The wine harvest in many regions of Germany has presumably turned out better than expected in the dry summer. According to the German Wine Institute (DWI), the current estimates of the nationwide harvest amount to around nine million hectolitres. This would correspond to an increase of two percent compared to the ten-year average and of six percent compared to the previous year.
According to the DWI, the higher yields were mainly due to the rainfall in September. They allowed the ripe grapes to plump up once again after the extremely dry summer. However, the rain was also a challenge for the farms and often required additional selections in the vineyards.
In the thirteen German growing regions, the estimated yields had varied greatly depending on the distribution of precipitation, the grape variety level and the soil conditions. The Saale-Unstrut region, for example, had significantly higher yields than the long-term average. The increase there was as much as 23 per cent. In the Ahr and Baden regions, the expected harvest is 13 percent above the average yield.
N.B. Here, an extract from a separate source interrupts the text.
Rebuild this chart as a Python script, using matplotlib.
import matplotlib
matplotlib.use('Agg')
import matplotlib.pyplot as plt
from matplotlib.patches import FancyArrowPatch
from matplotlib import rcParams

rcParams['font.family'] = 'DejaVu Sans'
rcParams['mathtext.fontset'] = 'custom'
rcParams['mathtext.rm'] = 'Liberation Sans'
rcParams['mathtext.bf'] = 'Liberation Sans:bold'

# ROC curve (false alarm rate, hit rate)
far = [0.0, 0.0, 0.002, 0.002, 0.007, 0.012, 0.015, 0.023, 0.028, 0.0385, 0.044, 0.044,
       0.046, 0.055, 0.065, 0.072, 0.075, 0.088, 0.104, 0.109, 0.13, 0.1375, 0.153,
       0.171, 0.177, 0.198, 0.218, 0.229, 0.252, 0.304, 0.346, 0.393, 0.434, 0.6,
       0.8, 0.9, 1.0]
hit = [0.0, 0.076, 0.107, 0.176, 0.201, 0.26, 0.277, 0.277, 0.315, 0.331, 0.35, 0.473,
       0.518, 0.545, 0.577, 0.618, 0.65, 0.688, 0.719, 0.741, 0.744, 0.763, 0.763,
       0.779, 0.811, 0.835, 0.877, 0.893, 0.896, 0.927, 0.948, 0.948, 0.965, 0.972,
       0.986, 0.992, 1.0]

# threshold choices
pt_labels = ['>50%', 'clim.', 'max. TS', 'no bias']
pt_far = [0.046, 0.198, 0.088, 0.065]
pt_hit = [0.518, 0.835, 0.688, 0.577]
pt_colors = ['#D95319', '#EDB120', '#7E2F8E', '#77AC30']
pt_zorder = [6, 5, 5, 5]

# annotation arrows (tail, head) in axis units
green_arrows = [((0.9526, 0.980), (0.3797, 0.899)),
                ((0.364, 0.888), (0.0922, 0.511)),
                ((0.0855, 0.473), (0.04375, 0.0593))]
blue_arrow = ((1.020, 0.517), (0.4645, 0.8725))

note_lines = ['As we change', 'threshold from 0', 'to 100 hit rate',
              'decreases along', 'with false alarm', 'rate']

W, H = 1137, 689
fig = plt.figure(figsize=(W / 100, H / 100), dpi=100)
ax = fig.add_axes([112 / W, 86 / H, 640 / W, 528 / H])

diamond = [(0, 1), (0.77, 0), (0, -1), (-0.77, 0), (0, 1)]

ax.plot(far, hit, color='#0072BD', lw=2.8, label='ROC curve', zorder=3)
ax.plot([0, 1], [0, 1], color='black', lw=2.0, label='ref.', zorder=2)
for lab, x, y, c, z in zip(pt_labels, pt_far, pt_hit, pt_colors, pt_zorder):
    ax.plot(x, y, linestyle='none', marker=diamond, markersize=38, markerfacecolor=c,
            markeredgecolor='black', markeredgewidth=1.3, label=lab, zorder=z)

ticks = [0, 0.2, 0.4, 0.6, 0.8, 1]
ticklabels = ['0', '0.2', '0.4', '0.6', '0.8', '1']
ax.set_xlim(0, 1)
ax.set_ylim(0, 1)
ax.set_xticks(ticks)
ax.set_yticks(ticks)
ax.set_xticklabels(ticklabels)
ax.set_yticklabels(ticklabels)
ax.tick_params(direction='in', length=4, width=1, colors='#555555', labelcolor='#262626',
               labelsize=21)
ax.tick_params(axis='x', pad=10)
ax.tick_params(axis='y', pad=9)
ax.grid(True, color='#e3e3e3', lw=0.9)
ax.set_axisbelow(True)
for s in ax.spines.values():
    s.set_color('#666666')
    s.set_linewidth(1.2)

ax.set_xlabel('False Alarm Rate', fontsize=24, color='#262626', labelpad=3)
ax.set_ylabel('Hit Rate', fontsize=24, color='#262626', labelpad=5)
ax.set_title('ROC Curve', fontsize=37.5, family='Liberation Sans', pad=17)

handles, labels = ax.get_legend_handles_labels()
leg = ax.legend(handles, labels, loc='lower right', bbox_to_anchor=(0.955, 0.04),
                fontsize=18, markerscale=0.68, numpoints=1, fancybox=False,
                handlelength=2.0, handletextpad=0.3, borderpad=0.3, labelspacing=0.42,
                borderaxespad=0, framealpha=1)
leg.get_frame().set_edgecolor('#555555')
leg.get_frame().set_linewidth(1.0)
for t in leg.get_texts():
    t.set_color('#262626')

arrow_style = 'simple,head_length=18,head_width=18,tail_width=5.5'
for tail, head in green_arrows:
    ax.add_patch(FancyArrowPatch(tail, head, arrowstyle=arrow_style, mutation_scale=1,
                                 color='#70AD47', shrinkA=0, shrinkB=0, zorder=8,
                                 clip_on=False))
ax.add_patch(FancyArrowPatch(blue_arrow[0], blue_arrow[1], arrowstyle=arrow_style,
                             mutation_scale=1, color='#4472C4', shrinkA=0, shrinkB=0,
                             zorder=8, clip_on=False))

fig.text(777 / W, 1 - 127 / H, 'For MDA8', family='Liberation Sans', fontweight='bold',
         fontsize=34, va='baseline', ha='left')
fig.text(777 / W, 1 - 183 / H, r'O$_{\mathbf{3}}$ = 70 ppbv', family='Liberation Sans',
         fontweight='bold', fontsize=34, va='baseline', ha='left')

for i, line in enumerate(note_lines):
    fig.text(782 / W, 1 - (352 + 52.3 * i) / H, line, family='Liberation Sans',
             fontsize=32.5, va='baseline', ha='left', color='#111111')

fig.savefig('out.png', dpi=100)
In most other areas, however, yield increases are forecast in the low single digits. Winegrowers in Rheinhessen (-2 per cent) and on the Mosel (-7 per cent) brought in less than average.
According to the DWI, the September precipitation also meant that the sugar content in the grapes of late-ripening grape varieties, such as Riesling, remained moderate despite the hot summer. As a result, the young wines are leaner and more harmonious than in the previous hot years.
The DWI counts the red wines among the winners of the 2022 vintage, because the red grapes have benefited the most from the sunniest summer since weather records began. The winemakers therefore expect very colour-intensive and fruity red wines with soft tannins.